> GIVEN MATERIAL:
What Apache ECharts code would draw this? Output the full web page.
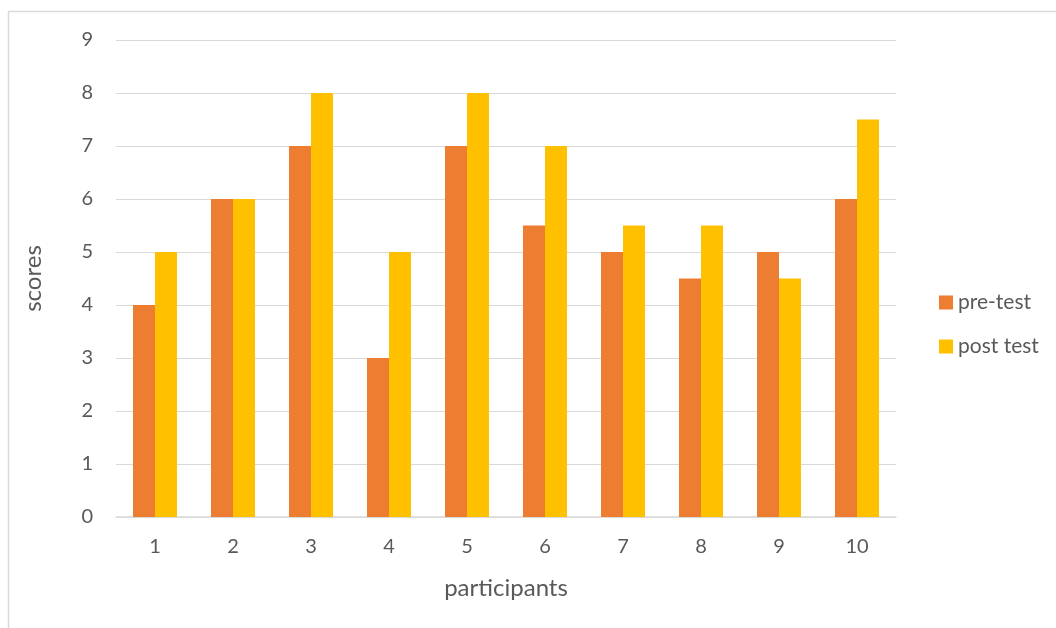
<!DOCTYPE html>
<html>
<head>
<meta charset="utf-8">
<script src="https://cdn.jsdelivr.net/npm/echarts@6/dist/echarts.min.js"></script>
<style>
  html, body { margin: 0; padding: 0; background: #fff; }
  #chart { width: 1056px; height: 628px; }
</style>
</head>
<body>
<div id="chart"></div>
<script>
// Scores per participant, before and after
const participants = ['1', '2', '3', '4', '5', '6', '7', '8', '9', '10'];
const preTest = [4, 6, 7, 3, 7, 5.5, 5, 4.5, 5, 6];
const postTest = [5, 6, 8, 5, 8, 7, 5.5, 5.5, 4.5, 7.5];
const seriesNames = ['pre-test', 'post test'];

const textColor = '#595959';
const fontFamily = 'Lato, "Open Sans", sans-serif';

const chart = echarts.init(document.getElementById('chart'));
chart.setOption({
  animation: false,
  backgroundColor: '#ffffff',
  textStyle: { fontFamily: fontFamily, color: textColor },
  graphic: [{
    type: 'rect',
    shape: { x: 8.5, y: 11.5, width: 1200, height: 800 },
    style: { fill: 'none', stroke: '#d9d9d9', lineWidth: 1.5 },
    silent: true
  }],
  grid: { left: 116, right: 160, top: 40, bottom: 111 },
  legend: {
    orient: 'vertical',
    left: 934,
    top: 287,
    itemWidth: 14,
    itemHeight: 14,
    itemGap: 23,
    icon: 'rect',
    textStyle: { fontSize: 21, color: textColor, fontFamily: fontFamily },
    data: seriesNames
  },
  xAxis: {
    type: 'category',
    data: participants,
    name: 'participants',
    nameLocation: 'middle',
    nameGap: 59,
    nameTextStyle: { fontSize: 24, color: textColor, fontFamily: fontFamily },
    axisLine: { lineStyle: { color: '#d9d9d9', width: 1.5 } },
    axisTick: { show: false },
    axisLabel: { fontSize: 20, color: textColor, margin: 20, fontFamily: fontFamily }
  },
  yAxis: {
    type: 'value',
    min: 0,
    max: 9,
    interval: 1,
    name: 'scores',
    nameLocation: 'middle',
    nameGap: 71,
    nameRotate: 90,
    nameTextStyle: { fontSize: 24, color: textColor, fontFamily: fontFamily },
    axisLine: { show: false },
    axisTick: { show: false },
    axisLabel: { fontSize: 20, color: textColor, margin: 23, fontFamily: fontFamily },
    splitLine: { lineStyle: { color: '#d9d9d9', width: 1 } }
  },
  series: [
    {
      name: seriesNames[0],
      type: 'bar',
      data: preTest,
      barGap: '0%',
      barCategoryGap: '43.6%',
      itemStyle: { color: '#ED7D31' }
    },
    {
      name: seriesNames[1],
      type: 'bar',
      data: postTest,
      barGap: '0%',
      barCategoryGap: '43.6%',
      itemStyle: { color: '#FFC000' }
    }
  ]
});
</script>
</body>
</html>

> WHAT IS NEEDED: Make an exact copy of the data, leaving its pictures out.

> RESPONSE TO THIS EXERCISE:
What Apache ECharts code would draw this? Output the full web page.
<!DOCTYPE html>
<html>
<head>
<meta charset="utf-8">
<script src="https://cdn.jsdelivr.net/npm/echarts@6/dist/echarts.min.js"></script>
<style>
  html, body { margin: 0; padding: 0; background: #fff; }
  #chart { width: 1056px; height: 628px; }
</style>
</head>
<body>
<div id="chart"></div>
<script>
// Scores per participant, before and after
const participants = ['1', '2', '3', '4', '5', '6', '7', '8', '9', '10'];
const preTest = [4, 6, 7, 3, 7, 5.5, 5, 4.5, 5, 6];
const postTest = [5, 6, 8, 5, 8, 7, 5.5, 5.5, 4.5, 7.5];
const seriesNames = ['pre-test', 'post test'];

const textColor = '#595959';
const fontFamily = 'Lato, "Open Sans", sans-serif';

const chart = echarts.init(document.getElementById('chart'));
chart.setOption({
  animation: false,
  backgroundColor: '#ffffff',
  textStyle: { fontFamily: fontFamily, color: textColor },
  graphic: [{
    type: 'rect',
    shape: { x: 8.5, y: 11.5, width: 1200, height: 800 },
    style: { fill: 'none', stroke: '#d9d9d9', lineWidth: 1.5 },
    silent: true
  }],
  grid: { left: 116, right: 160, top: 40, bottom: 111 },
  legend: {
    orient: 'vertical',
    left: 934,
    top: 287,
    itemWidth: 14,
    itemHeight: 14,
    itemGap: 23,
    icon: 'rect',
    textStyle: { fontSize: 21, color: textColor, fontFamily: fontFamily },
    data: seriesNames
  },
  xAxis: {
    type: 'category',
    data: participants,
    name: 'participants',
    nameLocation: 'middle',
    nameGap: 59,
    nameTextStyle: { fontSize: 24, color: textColor, fontFamily: fontFamily },
    axisLine: { lineStyle: { color: '#d9d9d9', width: 1.5 } },
    axisTick: { show: false },
    axisLabel: { fontSize: 20, color: textColor, margin: 20, fontFamily: fontFamily }
  },
  yAxis: {
    type: 'value',
    min: 0,
    max: 9,
    interval: 1,
    name: 'scores',
    nameLocation: 'middle',
    nameGap: 71,
    nameRotate: 90,
    nameTextStyle: { fontSize: 24, color: textColor, fontFamily: fontFamily },
    axisLine: { show: false },
    axisTick: { show: false },
    axisLabel: { fontSize: 20, color: textColor, margin: 23, fontFamily: fontFamily },
    splitLine: { lineStyle: { color: '#d9d9d9', width: 1 } }
  },
  series: [
    {
      name: seriesNames[0],
      type: 'bar',
      data: preTest,
      barGap: '0%',
      barCategoryGap: '43.6%',
      itemStyle: { color: '#ED7D31' }
    },
    {
      name: seriesNames[1],
      type: 'bar',
      data: postTest,
      barGap: '0%',
      barCategoryGap: '43.6%',
      itemStyle: { color: '#FFC000' }
    }
  ]
});
</script>
</body>
</html>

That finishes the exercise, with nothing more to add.